» **DATA SUPPLIED**:

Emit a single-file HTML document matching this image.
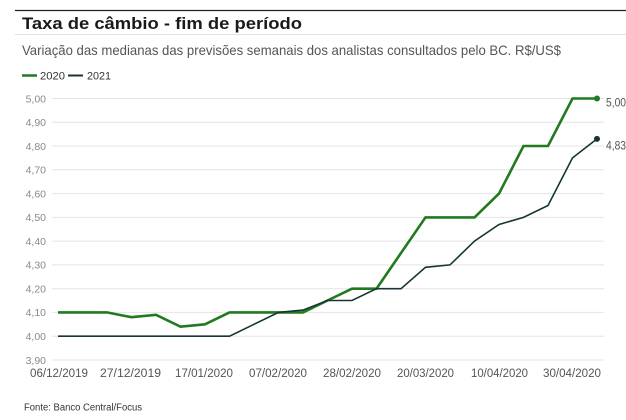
<!DOCTYPE html>
<html>
<head>
<meta charset="utf-8">
<style>
  html, body { margin: 0; padding: 0; background: #ffffff; }
  body { width: 626px; height: 420px; overflow: hidden; }
  svg { display: block; }
  text { font-family: "Liberation Sans", "DejaVu Sans", sans-serif; }
</style>
</head>
<body>
<svg width="626" height="420" viewBox="0 0 626 420" xmlns="http://www.w3.org/2000/svg">
  <rect x="0" y="0" width="626" height="420" fill="#ffffff"/>

  <!-- header rules -->
  <line x1="15" y1="10.5" x2="626" y2="10.5" stroke="#222" stroke-width="1.3"/>
  <line x1="15" y1="34.5" x2="626" y2="34.5" stroke="#e2e2e2" stroke-width="1"/>

  <!-- title -->
  <text x="22" y="29" font-size="17" font-weight="bold" fill="#1a1a1a" textLength="280" lengthAdjust="spacingAndGlyphs">Taxa de câmbio - fim de período</text>
  <!-- subtitle -->
  <text x="22" y="55" font-size="14" fill="#555" textLength="539" lengthAdjust="spacingAndGlyphs">Variação das medianas das previsões semanais dos analistas consultados pelo BC. R$/US$</text>

  <!-- legend -->
  <line x1="22" y1="75.5" x2="37" y2="75.5" stroke="#217a1f" stroke-width="2.5"/>
  <text x="40" y="79.5" font-size="11" fill="#333" textLength="25" lengthAdjust="spacingAndGlyphs">2020</text>
  <line x1="68" y1="75.5" x2="83" y2="75.5" stroke="#173535" stroke-width="2"/>
  <text x="87" y="79.5" font-size="11" fill="#333" textLength="24" lengthAdjust="spacingAndGlyphs">2021</text>

  <!-- gridlines -->
  <g stroke="#e4e4e4" stroke-width="1">
    <line x1="52" y1="98.5" x2="604" y2="98.5"/>
    <line x1="52" y1="122.3" x2="604" y2="122.3"/>
    <line x1="52" y1="146.0" x2="604" y2="146.0"/>
    <line x1="52" y1="169.8" x2="604" y2="169.8"/>
    <line x1="52" y1="193.6" x2="604" y2="193.6"/>
    <line x1="52" y1="217.4" x2="604" y2="217.4"/>
    <line x1="52" y1="241.1" x2="604" y2="241.1"/>
    <line x1="52" y1="264.9" x2="604" y2="264.9"/>
    <line x1="52" y1="288.7" x2="604" y2="288.7"/>
    <line x1="52" y1="312.4" x2="604" y2="312.4"/>
    <line x1="52" y1="336.2" x2="604" y2="336.2"/>
    <line x1="52" y1="360.0" x2="604" y2="360.0"/>
  </g>

  <!-- y labels -->
  <g font-size="10.5" fill="#8a8a8a" text-anchor="end">
    <text x="46" y="102.3">5,00</text>
    <text x="46" y="126.1">4,90</text>
    <text x="46" y="149.8">4,80</text>
    <text x="46" y="173.6">4,70</text>
    <text x="46" y="197.4">4,60</text>
    <text x="46" y="221.2">4,50</text>
    <text x="46" y="244.9">4,40</text>
    <text x="46" y="268.7">4,30</text>
    <text x="46" y="292.5">4,20</text>
    <text x="46" y="316.2">4,10</text>
    <text x="46" y="340.0">4,00</text>
    <text x="46" y="363.8">3,90</text>
  </g>

  <!-- x labels -->
  <g font-size="11.5" fill="#555" text-anchor="middle">
    <text x="59" y="377" textLength="58" lengthAdjust="spacingAndGlyphs">06/12/2019</text>
    <text x="130.5" y="377" textLength="61" lengthAdjust="spacingAndGlyphs">27/12/2019</text>
    <text x="204" y="377" textLength="58" lengthAdjust="spacingAndGlyphs">17/01/2020</text>
    <text x="278" y="377" textLength="58" lengthAdjust="spacingAndGlyphs">07/02/2020</text>
    <text x="352" y="377" textLength="58" lengthAdjust="spacingAndGlyphs">28/02/2020</text>
    <text x="425.5" y="377" textLength="57" lengthAdjust="spacingAndGlyphs">20/03/2020</text>
    <text x="499.5" y="377" textLength="57" lengthAdjust="spacingAndGlyphs">10/04/2020</text>
    <text x="572" y="377" textLength="58" lengthAdjust="spacingAndGlyphs">30/04/2020</text>
  </g>

  <!-- 2020 series (green) -->
  <polyline fill="none" stroke="#217a1f" stroke-width="2.6" stroke-linejoin="miter" stroke-linecap="butt"
    points="58,312.4 82.5,312.4 107,312.4 131.5,317.2 156,314.8 180.5,326.7 205,324.3 229.5,312.4 254,312.4 278.5,312.4 303,312.4 327.5,300.5 352,288.7 376.5,288.7 401,253.0 425.5,217.4 450,217.4 474.5,217.4 499,193.6 523.5,146.0 548,146.0 572.5,98.5 597,98.5"/>
  <circle cx="597" cy="98.5" r="3" fill="#217a1f"/>

  <!-- 2021 series (dark) -->
  <polyline fill="none" stroke="#173535" stroke-width="1.6" stroke-linejoin="miter"
    points="58,336.2 82.5,336.2 107,336.2 131.5,336.2 156,336.2 180.5,336.2 205,336.2 229.5,336.2 254,324.3 278.5,312.4 303,310.1 327.5,300.5 352,300.5 376.5,288.7 401,288.7 425.5,267.3 450,264.9 474.5,241.1 499,224.5 523.5,217.4 548,205.5 572.5,157.9 597,138.9"/>
  <circle cx="597" cy="138.9" r="3" fill="#173535"/>

  <!-- end labels -->
  <text x="606" y="106.5" font-size="12" fill="#555" textLength="20" lengthAdjust="spacingAndGlyphs">5,00</text>
  <text x="606" y="149.5" font-size="12" fill="#555" textLength="20" lengthAdjust="spacingAndGlyphs">4,83</text>

  <!-- source -->
  <text x="24" y="410.5" font-size="10" fill="#333" textLength="118" lengthAdjust="spacingAndGlyphs">Fonte: Banco Central/Focus</text>
</svg>
</body>
</html>
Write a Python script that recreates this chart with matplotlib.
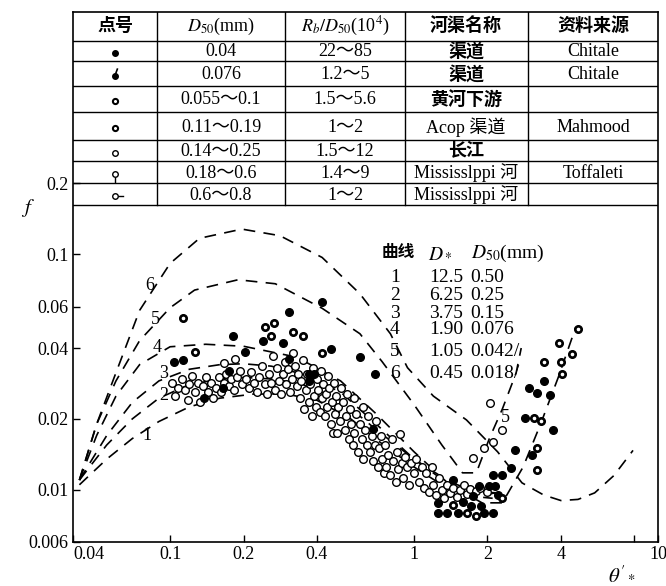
import matplotlib.pyplot as plt

plt.rcParams['font.family'] = ['Liberation Serif', 'Noto Sans CJK SC']
plt.rcParams['mathtext.fontset'] = 'stix'

# ---- data ----
# dashed curves 1..6, (theta', f)
c1_x = [0.0425, 0.055, 0.07, 0.09, 0.12, 0.16, 0.22, 0.3, 0.4, 0.55, 0.75, 1.0, 1.3, 1.7, 2.1]
c1_y = [0.0105, 0.0135, 0.0165, 0.0195, 0.0225, 0.0245, 0.0255, 0.0255, 0.024, 0.020, 0.0155, 0.0125, 0.0105, 0.0094, 0.0092]
c2_x = [0.0425, 0.055, 0.07, 0.09, 0.12, 0.16, 0.2, 0.27, 0.35, 0.5, 0.7, 1.0, 1.4, 1.8, 2.2]
c2_y = [0.011, 0.0155, 0.020, 0.0245, 0.028, 0.0295, 0.030, 0.0295, 0.028, 0.024, 0.018, 0.0135, 0.0108, 0.0098, 0.0097]
c3_x = [0.0425, 0.055, 0.07, 0.09, 0.12, 0.16, 0.2, 0.26, 0.35, 0.5, 0.7, 1.0, 1.4, 1.9, 2.3]
c3_y = [0.011, 0.017, 0.0235, 0.029, 0.0325, 0.034, 0.0343, 0.0335, 0.031, 0.026, 0.019, 0.0135, 0.0105, 0.0095, 0.0098]
c4_x = [0.0425, 0.05, 0.06, 0.075, 0.1, 0.14, 0.2, 0.33, 0.5, 0.7, 1.0, 1.4, 1.9, 2.3, 2.8, 3.3, 3.9, 4.6]
c4_y = [0.011, 0.017, 0.025, 0.034, 0.0405, 0.0415, 0.0407, 0.0366, 0.029, 0.021, 0.0145, 0.0105, 0.0088, 0.0088, 0.0125, 0.019, 0.030, 0.049]
c5_x = [0.0425, 0.05, 0.06, 0.075, 0.1, 0.126, 0.19, 0.27, 0.42, 0.6, 0.74, 1.0, 1.3, 1.58, 1.8, 2.04, 2.3, 2.62, 2.75]
c5_y = [0.011, 0.019, 0.029, 0.043, 0.0593, 0.0705, 0.078, 0.075, 0.059, 0.046, 0.035, 0.023, 0.0155, 0.0118, 0.0118, 0.0166, 0.022, 0.0313, 0.040]
c6_x = [0.0425, 0.05, 0.059, 0.075, 0.1, 0.132, 0.197, 0.282, 0.42, 0.6, 0.8, 0.94, 1.2, 1.64, 2.2, 2.77, 3.4, 4.0, 4.7, 5.5, 6.6, 7.9]
c6_y = [0.011, 0.019, 0.030, 0.0578, 0.0915, 0.117, 0.128, 0.120, 0.097, 0.068, 0.046, 0.033, 0.025, 0.0198, 0.0145, 0.0107, 0.0095, 0.0090, 0.0091, 0.0097, 0.0115, 0.0147]

# open circles (长江, Mississippi)
open_x = [0.102, 0.105, 0.108, 0.112, 0.115, 0.118, 0.12, 0.123, 0.127, 0.13, 0.133, 0.136, 0.14, 0.143,
          0.147, 0.15, 0.154, 0.158, 0.162, 0.166, 0.17, 0.174, 0.178, 0.183, 0.188, 0.193, 0.198,
          0.167, 0.185,
          0.205, 0.21, 0.215, 0.22, 0.227, 0.232, 0.238, 0.245, 0.25, 0.255, 0.26, 0.265, 0.27, 0.275,
          0.28, 0.285, 0.29, 0.295, 0.3, 0.305, 0.31, 0.315, 0.32, 0.325, 0.33, 0.335, 0.34, 0.345, 0.35,
          0.355, 0.36, 0.365, 0.37, 0.375, 0.38, 0.385, 0.39, 0.395, 0.4, 0.405, 0.41, 0.415, 0.42, 0.425,
          0.43, 0.435, 0.44, 0.445, 0.45, 0.455, 0.46, 0.465, 0.47, 0.475, 0.48, 0.485, 0.49, 0.495, 0.5,
          0.51, 0.52, 0.525, 0.53, 0.54, 0.545, 0.55, 0.56, 0.565, 0.57, 0.58, 0.59, 0.6, 0.61, 0.615,
          0.62, 0.63, 0.64, 0.65, 0.66, 0.67, 0.68, 0.69, 0.7, 0.71, 0.72, 0.73, 0.74, 0.75,
          0.76, 0.77, 0.78, 0.8, 0.81, 0.82, 0.84, 0.85, 0.86, 0.88, 0.89, 0.9, 0.92, 0.94, 0.95, 0.97,
          1.0, 1.02, 1.05, 1.08, 1.1,
          1.12, 1.15, 1.18, 1.2, 1.23, 1.26, 1.3, 1.33, 1.36, 1.4, 1.45, 1.5, 1.55, 1.6, 1.65, 1.7, 1.8,
          1.87, 2.0, 1.75, 1.93, 2.1, 2.3, 2.04]
open_y = [0.0285, 0.025, 0.027, 0.0295, 0.0265, 0.024, 0.028, 0.0305, 0.026, 0.0285, 0.0235, 0.0275, 0.030, 0.026,
          0.0285, 0.0245, 0.027, 0.030, 0.026, 0.0285, 0.031, 0.0275, 0.0295, 0.0265, 0.030, 0.032, 0.028,
          0.0347, 0.036,
          0.0295, 0.027, 0.0315, 0.0285, 0.026, 0.030, 0.0335, 0.028, 0.0255, 0.031, 0.0285, 0.037, 0.0265, 0.033,
          0.029, 0.0255, 0.031, 0.035, 0.028, 0.0325, 0.026, 0.0295, 0.038, 0.0335, 0.0275, 0.031, 0.0245, 0.029, 0.0355,
          0.022, 0.0265, 0.031, 0.0235, 0.028, 0.0205, 0.033, 0.025, 0.0225, 0.0295, 0.0265, 0.0215, 0.032, 0.0245, 0.028,
          0.0205, 0.0255, 0.0225, 0.0305, 0.027, 0.019, 0.0235, 0.0175, 0.0285, 0.021, 0.025, 0.0175, 0.0225, 0.0195, 0.027,
          0.0235, 0.018, 0.0205, 0.0255, 0.0165, 0.022, 0.019, 0.0155, 0.0245, 0.0175, 0.021, 0.0145, 0.019, 0.0165, 0.0225,
          0.0135, 0.018, 0.0155, 0.0205, 0.0145, 0.017, 0.0132, 0.0155, 0.0195, 0.0125, 0.015, 0.017, 0.0135, 0.0118,
          0.0155, 0.0125, 0.014, 0.0115, 0.0165, 0.0132, 0.0108, 0.0145, 0.0122, 0.0172, 0.013, 0.0112, 0.0138, 0.0125, 0.0105, 0.013,
          0.0118, 0.0135, 0.0108, 0.0125, 0.0102,
          0.0118, 0.0098, 0.0125, 0.0105, 0.0095, 0.0112, 0.0100, 0.0092, 0.0105, 0.0097, 0.0102, 0.0093, 0.0100, 0.0105, 0.0096, 0.0101, 0.0099,
          0.0102, 0.0098, 0.0136, 0.0150, 0.0160, 0.018, 0.0233]

# filled dots (Chitale channels)
fill_x = [0.104, 0.113, 0.138, 0.165, 0.174, 0.181, 0.202, 0.24, 0.29, 0.306, 0.306, 0.37, 0.39, 0.37,
          0.42, 0.455, 0.6, 0.69, 0.68,
          1.25, 1.25, 1.37, 1.52, 1.45, 1.58, 1.72, 1.75, 1.88, 1.93, 2.1, 1.85, 2.03, 2.15, 2.1, 2.3,
          2.2, 2.5, 2.6, 2.85, 2.95, 3.2, 3.4, 3.6, 3.7, 3.05]
fill_y = [0.035, 0.0357, 0.0246, 0.027, 0.032, 0.045, 0.0386, 0.043, 0.042, 0.057, 0.036, 0.031, 0.031, 0.029,
          0.0627, 0.0395, 0.0367, 0.031, 0.0182,
          0.0088, 0.0080, 0.0080, 0.0080, 0.0110, 0.0089, 0.0085, 0.0094, 0.0085, 0.0080, 0.0080, 0.0104, 0.0104, 0.0104, 0.0115, 0.0115,
          0.0095, 0.0124, 0.0147, 0.0201, 0.027, 0.0257, 0.029, 0.0252, 0.018, 0.0140]

# dotted circles (黄河下游, Acop)
dot_x = [0.113, 0.126, 0.246, 0.266, 0.26, 0.318, 0.35, 0.42, 3.4, 3.93, 4.7, 4.45, 4.0, 4.05,
         3.1, 3.3, 3.2, 3.2, 2.3, 1.65, 1.45, 1.8]
dot_y = [0.0535, 0.0386, 0.0491, 0.051, 0.045, 0.047, 0.045, 0.038, 0.0348, 0.042, 0.048, 0.0378, 0.0348, 0.031,
         0.0201, 0.0196, 0.0151, 0.0121, 0.0092, 0.0080, 0.0086, 0.0077]

# legend of the curves
curve_no = ['1', '2', '3', '4', '5', '6']
d_star = ['12.5', '6.25', '3.75', '1.90', '1.05', '0.45']
d50_curve = ['0.50', '0.25', '0.15', '0.076', '0.042/', '0.018/']

# table
col_heads = ['点号', '$D_{50}$(mm)', '$R_b/D_{50}$(10$^4$)', '河渠名称', '资料来源']
tab_d50 = ['0.04', '0.076', '0.055～0.1', '0.11～0.19', '0.14～0.25', '0.18～0.6', '0.6～0.8']
tab_rd = ['22～85', '1.2～5', '1.5～5.6', '1～2', '1.5～12', '1.4～9', '1～2']
tab_name = ['渠道', '渠道', '黄河下游', 'Acop 渠道', '长江', 'Mississlppi 河', 'Mississlppi 河']
tab_src = ['Chitale', 'Chitale', '', 'Mahmood', '', 'Toffaleti', '']

W, H = 666, 586
fig = plt.figure(figsize=(W / 100, H / 100), dpi=100)
L, R, T, B = 73, 658, 12, 542
ax = fig.add_axes([L / W, (H - B) / H, (R - L) / W, (B - T) / H])
ax.set_xscale('log')
ax.set_yscale('log')
ax.set_xlim(0.04, 10)
ax.set_ylim(0.006, 1.07)


def fx(px):
    return (px - L) / (R - L)


def fy(py):
    return (B - py) / (B - T)


# curves
for cx, cy in [(c1_x, c1_y), (c2_x, c2_y), (c3_x, c3_y), (c4_x, c4_y), (c5_x, c5_y), (c6_x, c6_y)]:
    ax.plot(cx, cy, color='black', lw=1.2, dashes=(7, 5))

# points
ax.plot(open_x, open_y, 'o', ms=5.5, mfc='white', mec='black', mew=1.0)
ax.plot(fill_x, fill_y, 'o', ms=5.5, mfc='black', mec='black')
ax.plot(dot_x, dot_y, 'o', ms=5.5, mfc='black', mec='black')
ax.plot(dot_x, dot_y, 'o', ms=1.6, mfc='white', mec='white')

# curve labels
for lab, px, py in [('6', 150, 285), ('5', 155, 320), ('4', 157, 347), ('3', 164, 373),
                    ('2', 164, 395), ('1', 147, 435), ('5', 505, 417)]:
    ax.text(fx(px), fy(py), lab, transform=ax.transAxes, fontsize=13, ha='center', va='center')

# legend block
ax.text(fx(382), fy(253), '曲线', transform=ax.transAxes, fontsize=12, weight='bold', ha='left', va='center')
ax.text(fx(428), fy(253), '$D_*$', transform=ax.transAxes, fontsize=14, ha='left', va='center')
ax.text(fx(471), fy(253), '$D_{50}$(mm)', transform=ax.transAxes, fontsize=14, ha='left', va='center')
leg_y = [277, 295, 313, 330, 352, 373]
for n, ds, dd, py in zip(curve_no, d_star, d50_curve, leg_y):
    ax.text(fx(395), fy(py), n, transform=ax.transAxes, fontsize=14, ha='center', va='center')
    ax.text(fx(429), fy(py), ds, transform=ax.transAxes, fontsize=14, ha='left', va='center')
    ax.text(fx(470), fy(py), dd, transform=ax.transAxes, fontsize=14, ha='left', va='center')

# table
row_lines = [41, 61, 86, 112, 140, 161, 183, 205]
for py in row_lines:
    ax.plot([0, 1], [fy(py), fy(py)], transform=ax.transAxes, color='black', lw=1.0)
col_lines = [157, 285, 405, 528]
for px in col_lines:
    ax.plot([fx(px), fx(px)], [fy(205), 1], transform=ax.transAxes, color='black', lw=1.0)

row_edges = [T] + row_lines
col_cent = [115, 221, 345, 466, 593]
for j, h in enumerate(col_heads):
    wt = 'bold' if j in (0, 3, 4) else 'normal'
    ax.text(fx(col_cent[j]), fy((row_edges[0] + row_edges[1]) / 2), h, transform=ax.transAxes,
            fontsize=13, weight=wt, ha='center', va='center')
for i in range(7):
    yc = fy((row_edges[i + 1] + row_edges[i + 2]) / 2 + 1)
    for j, val in enumerate([tab_d50[i], tab_rd[i], tab_name[i], tab_src[i]]):
        wt = 'bold' if (j == 2 and val.isascii() is False and ' ' not in val) else 'normal'
        ax.text(fx(col_cent[j + 1]), yc, val, transform=ax.transAxes, fontsize=13, weight=wt,
                ha='center', va='center')

# table symbols
sym_y = [fy((row_edges[i + 1] + row_edges[i + 2]) / 2 + 2) for i in range(7)]
sx = fx(115)
ax.plot(sx, sym_y[0], 'o', ms=4, mfc='black', mec='black', transform=ax.transAxes)
ax.plot(sx, sym_y[1], 'o', ms=4, mfc='black', mec='black', transform=ax.transAxes)
ax.plot([sx, sx + 0.004], [sym_y[1], sym_y[1] + 0.012], color='black', lw=1.2, transform=ax.transAxes)
ax.plot(sx, sym_y[2], 'o', ms=4.2, mfc='black', mec='black', transform=ax.transAxes)
ax.plot(sx, sym_y[2], 'o', ms=1.2, mfc='white', mec='white', transform=ax.transAxes)
ax.plot(sx, sym_y[3], 'o', ms=4.2, mfc='black', mec='black', transform=ax.transAxes)
ax.plot(sx, sym_y[3], 'o', ms=1.2, mfc='white', mec='white', transform=ax.transAxes)
ax.plot(sx, sym_y[4], 'o', ms=4, mfc='white', mec='black', mew=1.0, transform=ax.transAxes)
ax.plot(sx, sym_y[5], 'o', ms=4, mfc='white', mec='black', mew=1.0, transform=ax.transAxes)
ax.plot([sx, sx], [sym_y[5] - 0.008, sym_y[5] - 0.016], color='black', lw=1.0, transform=ax.transAxes)
ax.plot(sx, sym_y[6], 'o', ms=4, mfc='white', mec='black', mew=1.0, transform=ax.transAxes)
ax.plot([sx + 0.006, sx + 0.013], [sym_y[6], sym_y[6]], color='black', lw=1.0, transform=ax.transAxes)

# axes ticks
xt = [0.04, 0.1, 0.2, 0.4, 1, 2, 4, 8, 10]
xl = ['0.04', '0.1', '0.2', '0.4', '1', '2', '4', '', '10']
ax.set_xticks(xt)
ax.set_xticklabels(xl)
yt = [0.006, 0.01, 0.02, 0.04, 0.06, 0.1, 0.2]
ax.set_yticks(yt)
ax.set_yticklabels(['0.006', '0.01', '0.02', '0.04', '0.06', '0.1', '0.2'])
ax.minorticks_off()
ax.tick_params(direction='in', length=5, width=1, labelsize=13, pad=3)
ax.get_xticklabels()[0].set_horizontalalignment('left')
for s in ax.spines.values():
    s.set_linewidth(1.2)

fig.text(28 / W, 1 - 208 / H, '$f$', fontsize=15, ha='center', va='center')
fig.text(622 / W, 1 - 575 / H, r"$\theta'_*$", fontsize=15, ha='center', va='center')

fig.savefig('out.png', dpi=100)
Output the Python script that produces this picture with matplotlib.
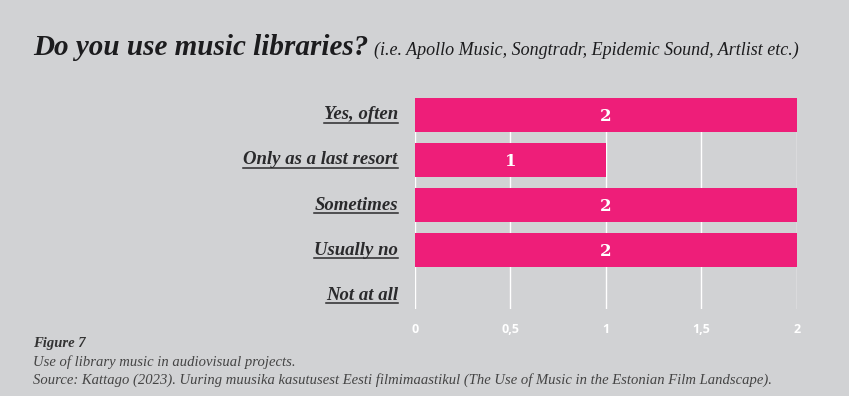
import matplotlib
matplotlib.use("Agg")
import matplotlib.pyplot as plt
from matplotlib.lines import Line2D

categories = ["Yes, often", "Only as a last resort", "Sometimes", "Usually no", "Not at all"]
values = [2, 1, 2, 2, 0]
xticks = [0, 0.5, 1, 1.5, 2]
xtick_labels = ["0", "0,5", "1", "1,5", "2"]

bg = "#d1d2d4"
pink = "#ee1e79"
dark = "#2a2a2c"

fig = plt.figure(figsize=(8.49, 3.96), dpi=100, facecolor=bg)
ax = fig.add_axes([415 / 849, 1 - 309 / 396, 381.7 / 849, (309 - 98) / 396])
ax.set_facecolor(bg)

ypos = list(range(len(categories)))
ax.barh(ypos, values, height=0.755, color=pink, zorder=3)
for y, v in zip(ypos, values):
    if v > 0:
        ax.text(v / 2, y + 0.04, str(v), ha="center", va="center", color="white",
                fontsize=12, fontweight="bold", family="DejaVu Serif", zorder=4)

ax.set_xlim(0, 2)
ax.set_ylim(4.31, -0.377)
ax.set_xticks(xticks)
ax.set_xticklabels(xtick_labels, color="white", fontsize=9, fontweight="bold", family="Open Sans")
ax.tick_params(axis="x", length=0, pad=10)
ax.set_yticks([])
ax.grid(axis="x", color="white", linewidth=1, zorder=1)
for s in ax.spines.values():
    s.set_visible(False)

# category labels with underline
fig.canvas.draw()
renderer = fig.canvas.get_renderer()
for y, c in zip(ypos, categories):
    t = ax.text(-0.09, y, c, ha="right", va="center", fontsize=13.5, fontweight="bold",
                fontstyle="italic", family="Liberation Serif", color=dark, transform=ax.transData)
    bb = t.get_window_extent(renderer).transformed(fig.transFigure.inverted())
    uy = bb.y0 + 0.5 / 396
    fig.add_artist(Line2D([bb.x0, bb.x1], [uy, uy], color=dark, linewidth=1.1,
                          transform=fig.transFigure))

title = fig.text(33 / 849, 1 - 55 / 396, "Do you use music libraries?", fontsize=21,
                 fontweight="bold", fontstyle="italic", family="Liberation Serif", color="#1c1c1e",
                 va="baseline")
bb = title.get_window_extent(renderer).transformed(fig.transFigure.inverted())
fig.text(bb.x1 + 6 / 849, 1 - 55 / 396, "(i.e. Apollo Music, Songtradr, Epidemic Sound, Artlist etc.)",
         fontsize=13, fontstyle="italic", family="Liberation Serif", color="#1c1c1e", va="baseline")

fig.text(33 / 849, 1 - 347 / 396, "Figure 7", fontsize=10.5, fontstyle="italic", fontweight="bold",
         family="Liberation Serif", color="#333333", va="baseline")
fig.text(33 / 849, 1 - 366 / 396, "Use of library music in audiovisual projects.", fontsize=10.5,
         fontstyle="italic", family="Liberation Serif", color="#444444", va="baseline")
fig.text(33 / 849, 1 - 384 / 396,
         "Source: Kattago (2023). Uuring muusika kasutusest Eesti filmimaastikul (The Use of Music in the Estonian Film Landscape).",
         fontsize=10.5, fontstyle="italic", family="Liberation Serif", color="#444444", va="baseline")

fig.savefig("out.png", dpi=100, facecolor=bg)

» **TASK OBJECTIVE**: Repeat exactly the lines above, from the line that contains "Write a Python" down through the line that contains "plt.rcParams['mathtext.fontset'] = 'stix'". Include both of those lines and none of the pictures.

» **OUTPUT OF THE TASK**:
Write a Python script that recreates this chart with matplotlib.
import matplotlib.pyplot as plt

plt.rcParams['font.family'] = ['Liberation Serif', 'Noto Sans CJK SC']
plt.rcParams['mathtext.fontset'] = 'stix'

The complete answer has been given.